Washington State Library awarded $280,000 to digitize historic newspapers

Wednesday, August 15, 2018


With a new $280,000 National Endowment for the Humanities grant, the Office of Secretary of State Kim Wyman will break fresh ground in its nationally-recognized project of digitizing historic newspapers.

The grant, announced last week, will enable the Washington State Library’s Washington Digital Newspaper Project to add 100,000 pages of culturally and historically significant newspapers from Asian-American, African-American, and World War II-era publications to its free public archives.

“It is a special privilege to be able to continue our work to preserve Washington’s history and make these invaluable accounts available, accessible, and searchable,” said Secretary of State Kim Wyman, whose office oversees the Washington State Library. “I’m very proud of the work our Library staff has done, and I’m looking forward to seeing more thanks to these funds.”

The grant is the fourth National Endowment for the Humanities award for the Digital Newspaper Project. Under the State Library’s participation in the National Digital Newspaper Program, more than 300,000 pages of historic Washington newspapers have been added to the 13 million newspaper pages publicly accessible at the Chronicling America website of the Library of Congress.

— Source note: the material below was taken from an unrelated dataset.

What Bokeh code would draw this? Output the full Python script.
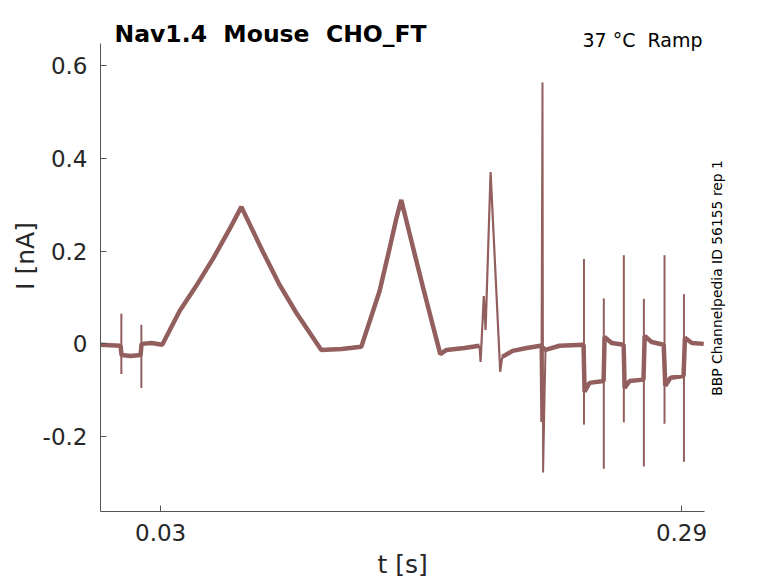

The Washington Digital Newspaper Project is one of only four Washington projects selected for the first awards of the new Infrastructure and Capacity-Building Challenge Grant program, which announced $43.1 million in awards for 218 projects nationwide.

“I’m truly grateful to the National Endowment for the Humanities, both for their recognition of our achievements in digitizing historic newspapers and for their decision to fund our latest project,” said State Librarian Cindy Aden. 
“We’ll be able to bring the firsthand accounts of bygone eras of Washington’s African-American and Asian-American experiences into the consciousness of new generations, and add local perspectives to their understanding of what it was like living in our state throughout World War II.”

Washington’s Office of Secretary of State oversees a number of areas within state government, including managing state elections, registering corporations and charities, and governing the use of the state flag and state seal. The office also manages the State Archives and the State Library, documents extraordinary stories in Washington’s history through Legacy Washington, oversees the Combined Fund Drive for charitable giving by state employees, and administers the state’s Address Confidentiality Program to help protect survivors of crime.